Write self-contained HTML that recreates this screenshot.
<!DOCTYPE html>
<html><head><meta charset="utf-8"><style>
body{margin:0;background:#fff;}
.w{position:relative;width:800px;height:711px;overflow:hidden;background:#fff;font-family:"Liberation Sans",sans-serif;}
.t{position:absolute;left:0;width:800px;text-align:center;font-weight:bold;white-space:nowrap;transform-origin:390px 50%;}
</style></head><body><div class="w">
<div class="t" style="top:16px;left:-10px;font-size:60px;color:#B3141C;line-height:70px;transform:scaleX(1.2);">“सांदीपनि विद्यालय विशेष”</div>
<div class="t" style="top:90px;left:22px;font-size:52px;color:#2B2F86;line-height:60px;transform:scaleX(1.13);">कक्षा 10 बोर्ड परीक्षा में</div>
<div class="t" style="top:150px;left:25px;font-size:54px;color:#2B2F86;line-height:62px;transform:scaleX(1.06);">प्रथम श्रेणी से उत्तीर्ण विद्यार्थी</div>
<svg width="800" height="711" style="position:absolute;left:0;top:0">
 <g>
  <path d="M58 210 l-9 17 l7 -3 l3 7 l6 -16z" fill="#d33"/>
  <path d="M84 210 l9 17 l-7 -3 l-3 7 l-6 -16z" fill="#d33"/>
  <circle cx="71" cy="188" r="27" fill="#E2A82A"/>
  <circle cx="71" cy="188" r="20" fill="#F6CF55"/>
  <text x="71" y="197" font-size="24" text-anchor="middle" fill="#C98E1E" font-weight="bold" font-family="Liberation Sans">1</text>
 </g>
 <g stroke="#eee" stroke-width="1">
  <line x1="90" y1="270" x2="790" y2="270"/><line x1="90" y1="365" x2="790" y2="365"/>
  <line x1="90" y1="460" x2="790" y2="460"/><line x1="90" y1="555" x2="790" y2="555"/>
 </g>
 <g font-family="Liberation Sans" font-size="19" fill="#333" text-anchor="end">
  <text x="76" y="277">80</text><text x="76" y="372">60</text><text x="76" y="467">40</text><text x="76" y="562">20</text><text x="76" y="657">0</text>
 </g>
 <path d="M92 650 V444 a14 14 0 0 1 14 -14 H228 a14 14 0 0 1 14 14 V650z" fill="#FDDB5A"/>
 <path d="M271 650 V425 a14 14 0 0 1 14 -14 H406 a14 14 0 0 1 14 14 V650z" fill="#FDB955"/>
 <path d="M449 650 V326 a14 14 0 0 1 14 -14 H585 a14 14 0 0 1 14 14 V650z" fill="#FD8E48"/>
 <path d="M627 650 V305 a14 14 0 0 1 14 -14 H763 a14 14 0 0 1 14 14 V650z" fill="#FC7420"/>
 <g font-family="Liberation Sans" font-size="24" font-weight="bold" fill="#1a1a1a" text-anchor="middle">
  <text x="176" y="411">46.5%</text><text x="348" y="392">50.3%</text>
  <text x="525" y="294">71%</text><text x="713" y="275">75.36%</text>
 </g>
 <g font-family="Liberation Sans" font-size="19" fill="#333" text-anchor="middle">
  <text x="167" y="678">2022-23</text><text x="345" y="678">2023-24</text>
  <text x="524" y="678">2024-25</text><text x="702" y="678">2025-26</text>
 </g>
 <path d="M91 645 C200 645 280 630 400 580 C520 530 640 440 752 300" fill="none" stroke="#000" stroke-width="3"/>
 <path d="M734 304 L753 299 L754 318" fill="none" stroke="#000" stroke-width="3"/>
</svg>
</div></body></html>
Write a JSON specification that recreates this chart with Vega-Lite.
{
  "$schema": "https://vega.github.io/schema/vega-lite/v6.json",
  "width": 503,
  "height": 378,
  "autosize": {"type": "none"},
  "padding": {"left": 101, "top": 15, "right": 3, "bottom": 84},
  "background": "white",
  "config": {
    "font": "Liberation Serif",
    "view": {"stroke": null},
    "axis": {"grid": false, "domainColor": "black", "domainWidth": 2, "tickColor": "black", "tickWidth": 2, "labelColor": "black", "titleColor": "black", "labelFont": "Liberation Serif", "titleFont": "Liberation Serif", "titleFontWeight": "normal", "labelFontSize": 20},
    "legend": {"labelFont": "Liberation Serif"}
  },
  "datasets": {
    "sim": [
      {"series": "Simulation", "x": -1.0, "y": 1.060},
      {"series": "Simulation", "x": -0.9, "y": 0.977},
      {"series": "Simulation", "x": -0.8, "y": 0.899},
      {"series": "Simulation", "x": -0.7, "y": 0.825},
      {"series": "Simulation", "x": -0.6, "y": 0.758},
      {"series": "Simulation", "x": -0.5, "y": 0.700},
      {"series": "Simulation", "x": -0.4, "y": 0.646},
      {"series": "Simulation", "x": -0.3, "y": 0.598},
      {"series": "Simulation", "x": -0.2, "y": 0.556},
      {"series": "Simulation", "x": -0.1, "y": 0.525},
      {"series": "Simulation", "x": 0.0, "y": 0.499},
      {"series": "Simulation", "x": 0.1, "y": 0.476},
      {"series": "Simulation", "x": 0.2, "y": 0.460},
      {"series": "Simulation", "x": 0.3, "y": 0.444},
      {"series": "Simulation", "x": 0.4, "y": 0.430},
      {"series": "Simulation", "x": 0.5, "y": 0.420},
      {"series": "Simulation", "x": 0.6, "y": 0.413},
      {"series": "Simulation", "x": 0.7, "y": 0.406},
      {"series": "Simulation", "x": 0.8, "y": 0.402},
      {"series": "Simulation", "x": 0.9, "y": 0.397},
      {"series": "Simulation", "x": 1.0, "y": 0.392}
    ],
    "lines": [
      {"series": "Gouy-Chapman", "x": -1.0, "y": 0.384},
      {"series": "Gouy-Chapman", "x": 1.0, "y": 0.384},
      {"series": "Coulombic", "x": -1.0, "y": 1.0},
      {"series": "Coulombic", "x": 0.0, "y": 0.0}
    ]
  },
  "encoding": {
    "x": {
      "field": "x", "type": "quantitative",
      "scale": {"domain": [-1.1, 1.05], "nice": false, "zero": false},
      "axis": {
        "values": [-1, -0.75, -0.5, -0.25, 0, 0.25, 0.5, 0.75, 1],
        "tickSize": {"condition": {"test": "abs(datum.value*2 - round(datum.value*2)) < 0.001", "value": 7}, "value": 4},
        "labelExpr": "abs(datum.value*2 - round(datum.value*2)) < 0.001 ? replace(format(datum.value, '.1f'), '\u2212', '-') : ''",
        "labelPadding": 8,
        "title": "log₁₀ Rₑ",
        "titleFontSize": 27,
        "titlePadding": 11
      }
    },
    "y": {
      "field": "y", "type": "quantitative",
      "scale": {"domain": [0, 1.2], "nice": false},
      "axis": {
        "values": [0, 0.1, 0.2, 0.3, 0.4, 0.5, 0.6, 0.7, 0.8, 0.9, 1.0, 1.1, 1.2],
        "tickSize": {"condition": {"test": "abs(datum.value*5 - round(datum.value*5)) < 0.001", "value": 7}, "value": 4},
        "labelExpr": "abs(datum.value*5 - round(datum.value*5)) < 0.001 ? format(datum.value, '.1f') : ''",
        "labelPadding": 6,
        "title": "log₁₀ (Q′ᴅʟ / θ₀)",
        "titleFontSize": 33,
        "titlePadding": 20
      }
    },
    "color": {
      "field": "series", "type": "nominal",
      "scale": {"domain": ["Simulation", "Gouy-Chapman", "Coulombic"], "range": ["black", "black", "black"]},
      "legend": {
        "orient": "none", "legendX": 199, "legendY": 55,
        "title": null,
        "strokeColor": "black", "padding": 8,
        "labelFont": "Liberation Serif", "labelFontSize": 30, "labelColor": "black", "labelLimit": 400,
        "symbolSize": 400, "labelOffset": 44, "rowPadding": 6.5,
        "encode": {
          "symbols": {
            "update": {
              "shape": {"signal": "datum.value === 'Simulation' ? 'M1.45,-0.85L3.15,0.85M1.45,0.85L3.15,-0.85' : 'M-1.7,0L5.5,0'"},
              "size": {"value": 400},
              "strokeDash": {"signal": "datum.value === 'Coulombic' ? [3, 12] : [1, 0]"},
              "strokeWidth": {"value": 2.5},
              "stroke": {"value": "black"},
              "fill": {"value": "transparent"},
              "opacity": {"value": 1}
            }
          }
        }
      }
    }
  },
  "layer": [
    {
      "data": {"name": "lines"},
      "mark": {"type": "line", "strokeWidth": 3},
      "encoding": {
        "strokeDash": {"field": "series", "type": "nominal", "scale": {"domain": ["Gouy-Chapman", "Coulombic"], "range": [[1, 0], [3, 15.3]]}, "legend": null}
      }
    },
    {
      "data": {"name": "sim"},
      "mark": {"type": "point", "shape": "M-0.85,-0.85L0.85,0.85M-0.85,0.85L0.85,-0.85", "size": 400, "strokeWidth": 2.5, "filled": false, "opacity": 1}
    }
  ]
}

====================

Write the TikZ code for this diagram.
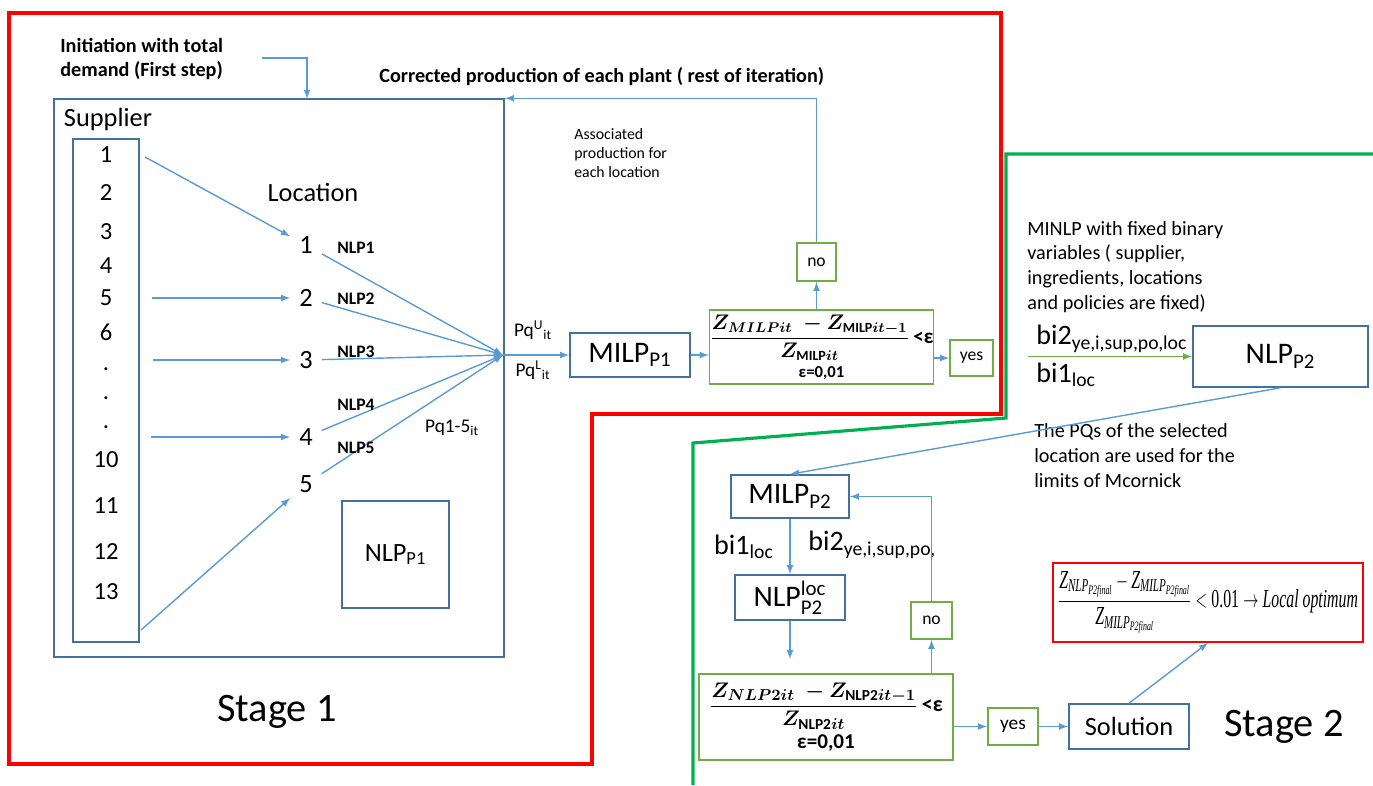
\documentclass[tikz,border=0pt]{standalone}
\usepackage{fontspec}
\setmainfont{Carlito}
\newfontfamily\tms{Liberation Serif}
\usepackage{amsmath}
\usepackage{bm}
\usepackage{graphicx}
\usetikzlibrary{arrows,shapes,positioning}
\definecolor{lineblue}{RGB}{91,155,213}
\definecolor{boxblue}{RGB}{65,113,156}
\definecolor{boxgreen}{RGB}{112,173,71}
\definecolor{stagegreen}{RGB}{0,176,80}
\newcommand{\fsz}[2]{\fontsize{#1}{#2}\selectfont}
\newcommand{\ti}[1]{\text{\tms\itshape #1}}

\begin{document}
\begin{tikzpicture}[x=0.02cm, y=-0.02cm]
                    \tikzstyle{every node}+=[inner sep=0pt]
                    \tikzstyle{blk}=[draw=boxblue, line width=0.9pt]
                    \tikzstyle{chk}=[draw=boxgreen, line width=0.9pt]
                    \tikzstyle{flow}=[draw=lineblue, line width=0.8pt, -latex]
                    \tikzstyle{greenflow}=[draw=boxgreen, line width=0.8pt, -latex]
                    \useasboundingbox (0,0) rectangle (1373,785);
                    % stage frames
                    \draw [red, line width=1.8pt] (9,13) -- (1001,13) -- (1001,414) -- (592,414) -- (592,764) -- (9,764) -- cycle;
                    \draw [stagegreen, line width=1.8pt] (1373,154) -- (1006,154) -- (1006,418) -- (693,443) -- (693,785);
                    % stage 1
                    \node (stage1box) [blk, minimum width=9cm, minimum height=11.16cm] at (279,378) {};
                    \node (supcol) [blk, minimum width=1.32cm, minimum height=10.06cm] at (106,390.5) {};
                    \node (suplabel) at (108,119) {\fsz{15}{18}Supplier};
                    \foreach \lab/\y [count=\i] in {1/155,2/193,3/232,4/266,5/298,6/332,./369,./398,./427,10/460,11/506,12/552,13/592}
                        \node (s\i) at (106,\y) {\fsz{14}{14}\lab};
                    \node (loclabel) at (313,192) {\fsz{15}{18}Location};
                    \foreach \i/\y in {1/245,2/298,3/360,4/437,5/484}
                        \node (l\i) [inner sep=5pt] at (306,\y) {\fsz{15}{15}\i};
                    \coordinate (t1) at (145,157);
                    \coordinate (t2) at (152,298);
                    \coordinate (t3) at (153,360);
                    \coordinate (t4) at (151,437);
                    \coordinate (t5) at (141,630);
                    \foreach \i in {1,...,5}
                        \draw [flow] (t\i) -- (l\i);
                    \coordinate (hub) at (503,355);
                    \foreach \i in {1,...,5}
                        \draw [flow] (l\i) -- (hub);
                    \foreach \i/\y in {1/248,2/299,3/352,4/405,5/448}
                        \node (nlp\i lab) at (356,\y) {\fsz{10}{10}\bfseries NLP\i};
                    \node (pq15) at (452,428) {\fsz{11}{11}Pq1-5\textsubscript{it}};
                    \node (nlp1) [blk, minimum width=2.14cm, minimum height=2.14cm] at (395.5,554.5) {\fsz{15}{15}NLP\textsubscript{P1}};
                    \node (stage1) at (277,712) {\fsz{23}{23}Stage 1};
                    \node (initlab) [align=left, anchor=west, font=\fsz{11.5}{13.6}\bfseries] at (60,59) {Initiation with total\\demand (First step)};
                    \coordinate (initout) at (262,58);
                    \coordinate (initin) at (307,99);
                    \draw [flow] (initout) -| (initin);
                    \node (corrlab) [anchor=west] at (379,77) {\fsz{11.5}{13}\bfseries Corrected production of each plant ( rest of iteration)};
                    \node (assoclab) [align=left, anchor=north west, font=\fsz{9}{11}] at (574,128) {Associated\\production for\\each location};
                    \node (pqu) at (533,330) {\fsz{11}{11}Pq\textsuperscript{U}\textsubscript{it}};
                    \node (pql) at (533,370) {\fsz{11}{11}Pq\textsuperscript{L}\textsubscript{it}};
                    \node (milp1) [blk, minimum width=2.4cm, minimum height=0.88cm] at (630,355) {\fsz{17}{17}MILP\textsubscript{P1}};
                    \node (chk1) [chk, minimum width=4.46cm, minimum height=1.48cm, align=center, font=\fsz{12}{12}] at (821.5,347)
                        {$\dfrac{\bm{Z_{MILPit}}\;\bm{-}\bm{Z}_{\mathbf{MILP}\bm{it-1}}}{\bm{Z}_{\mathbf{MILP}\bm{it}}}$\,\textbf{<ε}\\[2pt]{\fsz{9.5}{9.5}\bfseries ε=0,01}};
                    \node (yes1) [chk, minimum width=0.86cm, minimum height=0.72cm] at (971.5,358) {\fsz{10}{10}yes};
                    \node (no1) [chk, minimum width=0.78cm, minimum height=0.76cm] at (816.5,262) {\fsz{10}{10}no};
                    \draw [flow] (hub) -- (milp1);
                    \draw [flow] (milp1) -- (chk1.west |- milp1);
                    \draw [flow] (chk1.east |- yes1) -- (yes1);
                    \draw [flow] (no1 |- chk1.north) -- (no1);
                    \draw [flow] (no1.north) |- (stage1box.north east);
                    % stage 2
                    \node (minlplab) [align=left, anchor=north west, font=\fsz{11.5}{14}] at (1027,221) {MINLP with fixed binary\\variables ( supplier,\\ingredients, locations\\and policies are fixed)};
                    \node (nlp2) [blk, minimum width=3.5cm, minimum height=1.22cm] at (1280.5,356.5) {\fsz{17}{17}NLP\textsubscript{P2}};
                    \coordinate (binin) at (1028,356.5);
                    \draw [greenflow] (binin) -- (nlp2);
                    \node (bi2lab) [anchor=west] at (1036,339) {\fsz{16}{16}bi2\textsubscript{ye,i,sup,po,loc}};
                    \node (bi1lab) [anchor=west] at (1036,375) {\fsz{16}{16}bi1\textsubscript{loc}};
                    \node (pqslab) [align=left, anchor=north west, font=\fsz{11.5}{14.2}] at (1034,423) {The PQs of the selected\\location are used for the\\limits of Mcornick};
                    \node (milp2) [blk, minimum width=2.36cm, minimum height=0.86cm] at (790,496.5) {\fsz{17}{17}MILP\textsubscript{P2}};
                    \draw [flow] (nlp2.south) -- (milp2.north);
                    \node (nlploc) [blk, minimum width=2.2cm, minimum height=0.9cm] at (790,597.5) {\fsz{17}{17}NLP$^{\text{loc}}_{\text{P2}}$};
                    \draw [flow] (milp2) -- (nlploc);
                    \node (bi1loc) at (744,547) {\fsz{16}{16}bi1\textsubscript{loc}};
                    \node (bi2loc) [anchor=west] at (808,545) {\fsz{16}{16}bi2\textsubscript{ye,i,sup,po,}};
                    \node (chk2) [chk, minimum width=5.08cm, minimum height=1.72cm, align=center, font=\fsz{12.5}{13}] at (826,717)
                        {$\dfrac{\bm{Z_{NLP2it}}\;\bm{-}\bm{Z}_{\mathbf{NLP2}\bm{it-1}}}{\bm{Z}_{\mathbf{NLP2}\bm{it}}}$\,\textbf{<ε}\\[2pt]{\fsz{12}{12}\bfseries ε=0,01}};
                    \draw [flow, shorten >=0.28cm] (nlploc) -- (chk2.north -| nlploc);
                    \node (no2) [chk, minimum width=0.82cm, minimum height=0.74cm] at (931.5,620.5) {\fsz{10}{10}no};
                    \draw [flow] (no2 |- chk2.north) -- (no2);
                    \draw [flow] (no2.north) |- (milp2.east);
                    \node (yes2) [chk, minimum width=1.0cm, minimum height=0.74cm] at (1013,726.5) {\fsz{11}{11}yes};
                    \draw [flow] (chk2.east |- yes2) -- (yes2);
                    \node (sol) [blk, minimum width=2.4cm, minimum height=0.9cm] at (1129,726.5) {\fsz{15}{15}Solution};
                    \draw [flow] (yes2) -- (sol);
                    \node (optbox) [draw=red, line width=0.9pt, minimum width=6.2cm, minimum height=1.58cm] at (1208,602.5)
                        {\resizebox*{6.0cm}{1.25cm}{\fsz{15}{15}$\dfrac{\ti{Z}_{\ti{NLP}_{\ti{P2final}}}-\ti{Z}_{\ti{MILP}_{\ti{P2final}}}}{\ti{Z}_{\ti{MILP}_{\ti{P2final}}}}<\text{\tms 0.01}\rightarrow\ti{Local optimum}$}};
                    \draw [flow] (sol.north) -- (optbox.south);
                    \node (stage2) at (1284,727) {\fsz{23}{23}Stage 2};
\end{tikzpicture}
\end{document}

====================

From the material above, count the lines that include "with" and give only the total.

COMPLETE OUTPUT: 3